Skip every image and restate the data word for word.

--- BEGIN MATERIAL ---

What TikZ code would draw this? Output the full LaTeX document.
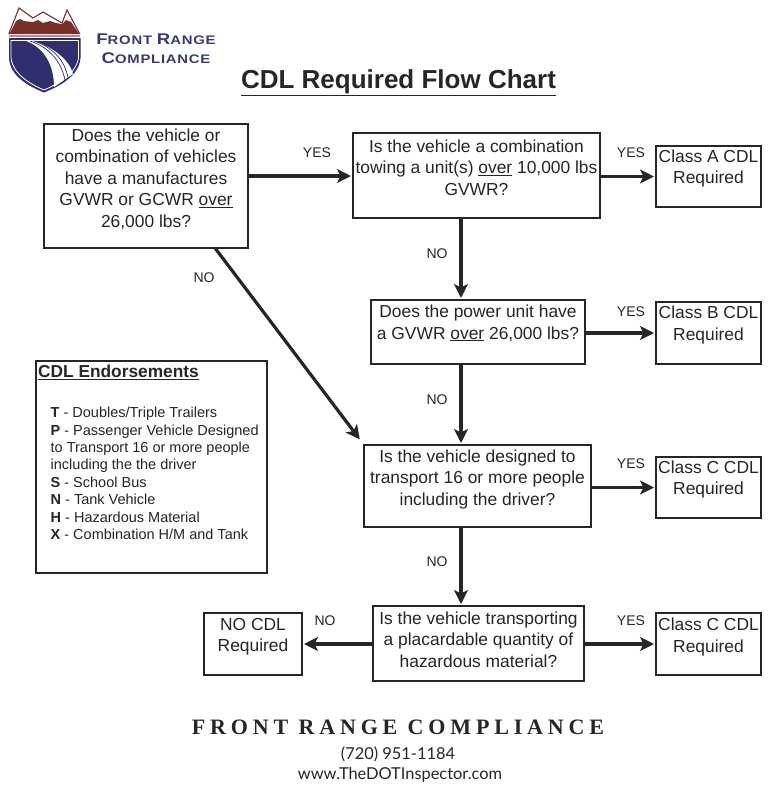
\documentclass[tikz,border=0pt]{standalone}
\usepackage{fontspec}
\setmainfont{Liberation Sans}
\newfontfamily\serifbrand[LetterSpace=22]{Liberation Serif}
\newfontfamily\contactfont{Lato}
\newfontfamily\logofont[LetterSpace=6,FakeStretch=1.2]{Liberation Sans}
\usetikzlibrary{arrows.meta}
\definecolor{inkc}{HTML}{262626}
\definecolor{navyc}{HTML}{2F2E6E}
\definecolor{redc}{HTML}{7A2F28}
\definecolor{logotxt}{HTML}{3A3A72}
\tikzset{
  flowbox/.style={draw=inkc,line width=1.6pt,outer sep=0pt,align=center,inner sep=0pt,text=inkc,font=\fontsize{17.4}{21.5}\selectfont},
  arrowline/.style={draw=inkc,line width=3.2pt,shorten >=2pt,-{Stealth[length=14pt,width=14pt,inset=3.5pt]}},
  edgetext/.style={text=inkc,font=\fontsize{14}{16}\selectfont,inner sep=0pt},
}
\newcommand{\boxat}[7][]{\node[flowbox,minimum width=#5 pt-#3 pt,minimum height=#6 pt-#4 pt,anchor=north west,#1] (#2) at (#3,#4) {#7};}
\begin{document}
\begin{tikzpicture}[x=1pt,y=-1pt]
\useasboundingbox[fill=white] (0,0) rectangle (768,793);
% logo
\draw[redc,line width=1.1pt,line join=miter,fill=white] (9,33.5) -- (19,8) -- (33,18) -- (43,12) -- (62,23) -- (67,10) -- (79.5,33.5) -- cycle;
\fill[redc] (10,33) -- (16,21) -- (20,19) -- (24,21) -- (33,22) -- (38,20) -- (43,23) -- (50,21) -- (56,23) -- (62,24) -- (66,20) -- (71,22) -- (78.5,33) -- cycle;
\fill[redc!55!white] (9,34.5) rectangle (80,37);
\fill[navyc] (9,38) -- (80.5,38) -- (80.5,58) .. controls (79,76) and (60,86) .. (44,92.5) .. controls (28,86) and (10,76) .. (9,58) -- cycle;
\draw[white,line width=.8pt] (11,40.5) -- (78.5,40.5) -- (78.5,58) .. controls (76,74) and (58,84) .. (44,90) .. controls (30,84) and (13,74) .. (11,58) -- cycle;
\fill[white] (23,40) .. controls (38,44) and (54,58) .. (54,87) -- (73,74) .. controls (70,60) and (50,44) .. (29,40) -- cycle;
\draw[navyc,line width=.7pt] (30,41) .. controls (48,47) and (61,60) .. (65,80);
\draw[navyc,line width=.7pt] (34,41) .. controls (52,47) and (65,60) .. (68,78);
% logo text
\node[text=logotxt,inner sep=0pt,font=\logofont\bfseries] (logoa) at (156,39) {\fontsize{15.5}{15}\selectfont F\fontsize{12.4}{15}\selectfont RONT \fontsize{15.5}{15}\selectfont R\fontsize{12.4}{15}\selectfont ANGE};
\node[text=logotxt,inner sep=0pt,font=\logofont\bfseries] (logob) at (156,58) {\fontsize{15.5}{15}\selectfont C\fontsize{12.4}{15}\selectfont OMPLIANCE};
% title
\node[text=inkc,inner sep=0pt,font=\fontsize{26}{28}\selectfont\bfseries] (title) at (398.5,83) {\underline{CDL Required Flow Chart}};
% boxes
\boxat[text depth=16pt]{q1}{44}{124}{248}{248}{Does the vehicle or\\combination of vehicles\\have a manufactures\\GVWR or GCWR \underline{over}\\26,000 lbs?}
\boxat[text depth=16pt]{q2}{353}{133}{600}{218}{Is the vehicle a combination\\towing a unit(s) \underline{over} 10,000 lbs\\GVWR?}
\boxat[text depth=20pt]{q3}{371}{300}{585}{364}{Does the power unit have\\a GVWR \underline{over} 26,000 lbs?}
\boxat[text depth=17pt]{q4}{364}{445}{591}{527}{Is the vehicle designed to\\transport 16 or more people\\including the driver?}
\boxat[text depth=8pt]{q5}{373}{606}{584}{681}{Is the vehicle transporting\\a placardable quantity of\\hazardous material?}
\boxat[text depth=20pt]{ra}{656}{146}{761}{207}{Class A CDL\\Required}
\boxat[text depth=20pt]{rb}{656}{302}{761}{364}{Class B CDL\\Required}
\boxat[text depth=20pt]{rc}{656}{457}{761}{518}{Class C CDL\\Required}
\boxat[text depth=18pt]{rd}{656}{613}{761}{675}{Class C CDL\\Required}
\boxat[text depth=18pt]{rn}{204}{613}{302}{675}{NO CDL\\Required}
% connectors
\coordinate (s1) at (248,176);
\draw[arrowline] (s1) -- (q2.west |- s1);
\draw[arrowline] (q2.east |- ra.west) -- (ra.west);
\coordinate (s3) at (461,218);
\draw[arrowline] (s3) -- (s3 |- q3.north);
\coordinate (s4) at (461,364);
\draw[arrowline] (s4) -- (s4 |- q4.north);
\coordinate (s5) at (461,527);
\draw[arrowline] (s5) -- (s5 |- q5.north);
\draw[arrowline] (q3.east |- rb.west) -- (rb.west);
\draw[arrowline] (q4.east |- rc.west) -- (rc.west);
\draw[arrowline] (q5.east |- rd.west) -- (rd.west);
\draw[arrowline] (q5.west |- rn.east) -- (rn.east);
\coordinate (d1) at (215,248);
\coordinate (d2) at (361,441);
\draw[arrowline] (d1) -- (d2);
% labels
\node[edgetext] (l1) at (317,153) {YES};
\node[edgetext] (l2) at (631,153) {YES};
\node[edgetext] (l3) at (631,312) {YES};
\node[edgetext] (l4) at (631,464) {YES};
\node[edgetext] (l5) at (631,621) {YES};
\node[edgetext] (l6) at (437,254) {NO};
\node[edgetext] (l7) at (437,400) {NO};
\node[edgetext] (l8) at (437,562) {NO};
\node[edgetext] (l9) at (325,621) {NO};
\node[edgetext] (l10) at (204,278) {NO};
% endorsements
\node[draw=inkc,line width=1.6pt,outer sep=0pt,minimum width=231pt,minimum height=212pt,anchor=north west,inner sep=0pt] (endo) at (36,361) {};
\node[anchor=west,inner sep=0pt,text=inkc,font=\fontsize{17.3}{18}\selectfont\bfseries] (endot) at (38,372.5) {\underline{CDL Endorsements}};
\node[anchor=north west,inner sep=0pt,align=left,text=inkc,font=\fontsize{14.5}{17.4}\selectfont] (endob) at (50.5,407) {\textbf{T} - Doubles/Triple Trailers\\\textbf{P} - Passenger Vehicle Designed\\to Transport 16 or more people\\including the the driver\\\textbf{S} - School Bus\\\textbf{N} - Tank Vehicle\\\textbf{H} - Hazardous Material\\\textbf{X} - Combination H/M and Tank};
% footer
\node[text=inkc,inner sep=0pt,font=\serifbrand\bfseries\fontsize{22}{24}\selectfont] (brand) at (398,727) {FRONT RANGE COMPLIANCE};
\node[text=inkc,inner sep=0pt,font=\contactfont\fontsize{16.4}{20}\selectfont] (phone) at (398,754) {(720) 951-1184};
\node[text=inkc,inner sep=0pt,font=\contactfont\fontsize{16.4}{20}\selectfont] (web) at (400,775) {www.TheDOTInspector.com};
\end{tikzpicture}
\end{document}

--- END MATERIAL ---

[EXERCISE ANSWER]
What TikZ code would draw this? Output the full LaTeX document.
\documentclass[tikz,border=0pt]{standalone}
\usepackage{fontspec}
\setmainfont{Liberation Sans}
\newfontfamily\serifbrand[LetterSpace=22]{Liberation Serif}
\newfontfamily\contactfont{Lato}
\newfontfamily\logofont[LetterSpace=6,FakeStretch=1.2]{Liberation Sans}
\usetikzlibrary{arrows.meta}
\definecolor{inkc}{HTML}{262626}
\definecolor{navyc}{HTML}{2F2E6E}
\definecolor{redc}{HTML}{7A2F28}
\definecolor{logotxt}{HTML}{3A3A72}
\tikzset{
  flowbox/.style={draw=inkc,line width=1.6pt,outer sep=0pt,align=center,inner sep=0pt,text=inkc,font=\fontsize{17.4}{21.5}\selectfont},
  arrowline/.style={draw=inkc,line width=3.2pt,shorten >=2pt,-{Stealth[length=14pt,width=14pt,inset=3.5pt]}},
  edgetext/.style={text=inkc,font=\fontsize{14}{16}\selectfont,inner sep=0pt},
}
\newcommand{\boxat}[7][]{\node[flowbox,minimum width=#5 pt-#3 pt,minimum height=#6 pt-#4 pt,anchor=north west,#1] (#2) at (#3,#4) {#7};}
\begin{document}
\begin{tikzpicture}[x=1pt,y=-1pt]
\useasboundingbox[fill=white] (0,0) rectangle (768,793);
% logo
\draw[redc,line width=1.1pt,line join=miter,fill=white] (9,33.5) -- (19,8) -- (33,18) -- (43,12) -- (62,23) -- (67,10) -- (79.5,33.5) -- cycle;
\fill[redc] (10,33) -- (16,21) -- (20,19) -- (24,21) -- (33,22) -- (38,20) -- (43,23) -- (50,21) -- (56,23) -- (62,24) -- (66,20) -- (71,22) -- (78.5,33) -- cycle;
\fill[redc!55!white] (9,34.5) rectangle (80,37);
\fill[navyc] (9,38) -- (80.5,38) -- (80.5,58) .. controls (79,76) and (60,86) .. (44,92.5) .. controls (28,86) and (10,76) .. (9,58) -- cycle;
\draw[white,line width=.8pt] (11,40.5) -- (78.5,40.5) -- (78.5,58) .. controls (76,74) and (58,84) .. (44,90) .. controls (30,84) and (13,74) .. (11,58) -- cycle;
\fill[white] (23,40) .. controls (38,44) and (54,58) .. (54,87) -- (73,74) .. controls (70,60) and (50,44) .. (29,40) -- cycle;
\draw[navyc,line width=.7pt] (30,41) .. controls (48,47) and (61,60) .. (65,80);
\draw[navyc,line width=.7pt] (34,41) .. controls (52,47) and (65,60) .. (68,78);
% logo text
\node[text=logotxt,inner sep=0pt,font=\logofont\bfseries] (logoa) at (156,39) {\fontsize{15.5}{15}\selectfont F\fontsize{12.4}{15}\selectfont RONT \fontsize{15.5}{15}\selectfont R\fontsize{12.4}{15}\selectfont ANGE};
\node[text=logotxt,inner sep=0pt,font=\logofont\bfseries] (logob) at (156,58) {\fontsize{15.5}{15}\selectfont C\fontsize{12.4}{15}\selectfont OMPLIANCE};
% title
\node[text=inkc,inner sep=0pt,font=\fontsize{26}{28}\selectfont\bfseries] (title) at (398.5,83) {\underline{CDL Required Flow Chart}};
% boxes
\boxat[text depth=16pt]{q1}{44}{124}{248}{248}{Does the vehicle or\\combination of vehicles\\have a manufactures\\GVWR or GCWR \underline{over}\\26,000 lbs?}
\boxat[text depth=16pt]{q2}{353}{133}{600}{218}{Is the vehicle a combination\\towing a unit(s) \underline{over} 10,000 lbs\\GVWR?}
\boxat[text depth=20pt]{q3}{371}{300}{585}{364}{Does the power unit have\\a GVWR \underline{over} 26,000 lbs?}
\boxat[text depth=17pt]{q4}{364}{445}{591}{527}{Is the vehicle designed to\\transport 16 or more people\\including the driver?}
\boxat[text depth=8pt]{q5}{373}{606}{584}{681}{Is the vehicle transporting\\a placardable quantity of\\hazardous material?}
\boxat[text depth=20pt]{ra}{656}{146}{761}{207}{Class A CDL\\Required}
\boxat[text depth=20pt]{rb}{656}{302}{761}{364}{Class B CDL\\Required}
\boxat[text depth=20pt]{rc}{656}{457}{761}{518}{Class C CDL\\Required}
\boxat[text depth=18pt]{rd}{656}{613}{761}{675}{Class C CDL\\Required}
\boxat[text depth=18pt]{rn}{204}{613}{302}{675}{NO CDL\\Required}
% connectors
\coordinate (s1) at (248,176);
\draw[arrowline] (s1) -- (q2.west |- s1);
\draw[arrowline] (q2.east |- ra.west) -- (ra.west);
\coordinate (s3) at (461,218);
\draw[arrowline] (s3) -- (s3 |- q3.north);
\coordinate (s4) at (461,364);
\draw[arrowline] (s4) -- (s4 |- q4.north);
\coordinate (s5) at (461,527);
\draw[arrowline] (s5) -- (s5 |- q5.north);
\draw[arrowline] (q3.east |- rb.west) -- (rb.west);
\draw[arrowline] (q4.east |- rc.west) -- (rc.west);
\draw[arrowline] (q5.east |- rd.west) -- (rd.west);
\draw[arrowline] (q5.west |- rn.east) -- (rn.east);
\coordinate (d1) at (215,248);
\coordinate (d2) at (361,441);
\draw[arrowline] (d1) -- (d2);
% labels
\node[edgetext] (l1) at (317,153) {YES};
\node[edgetext] (l2) at (631,153) {YES};
\node[edgetext] (l3) at (631,312) {YES};
\node[edgetext] (l4) at (631,464) {YES};
\node[edgetext] (l5) at (631,621) {YES};
\node[edgetext] (l6) at (437,254) {NO};
\node[edgetext] (l7) at (437,400) {NO};
\node[edgetext] (l8) at (437,562) {NO};
\node[edgetext] (l9) at (325,621) {NO};
\node[edgetext] (l10) at (204,278) {NO};
% endorsements
\node[draw=inkc,line width=1.6pt,outer sep=0pt,minimum width=231pt,minimum height=212pt,anchor=north west,inner sep=0pt] (endo) at (36,361) {};
\node[anchor=west,inner sep=0pt,text=inkc,font=\fontsize{17.3}{18}\selectfont\bfseries] (endot) at (38,372.5) {\underline{CDL Endorsements}};
\node[anchor=north west,inner sep=0pt,align=left,text=inkc,font=\fontsize{14.5}{17.4}\selectfont] (endob) at (50.5,407) {\textbf{T} - Doubles/Triple Trailers\\\textbf{P} - Passenger Vehicle Designed\\to Transport 16 or more people\\including the the driver\\\textbf{S} - School Bus\\\textbf{N} - Tank Vehicle\\\textbf{H} - Hazardous Material\\\textbf{X} - Combination H/M and Tank};
% footer
\node[text=inkc,inner sep=0pt,font=\serifbrand\bfseries\fontsize{22}{24}\selectfont] (brand) at (398,727) {FRONT RANGE COMPLIANCE};
\node[text=inkc,inner sep=0pt,font=\contactfont\fontsize{16.4}{20}\selectfont] (phone) at (398,754) {(720) 951-1184};
\node[text=inkc,inner sep=0pt,font=\contactfont\fontsize{16.4}{20}\selectfont] (web) at (400,775) {www.TheDOTInspector.com};
\end{tikzpicture}
\end{document}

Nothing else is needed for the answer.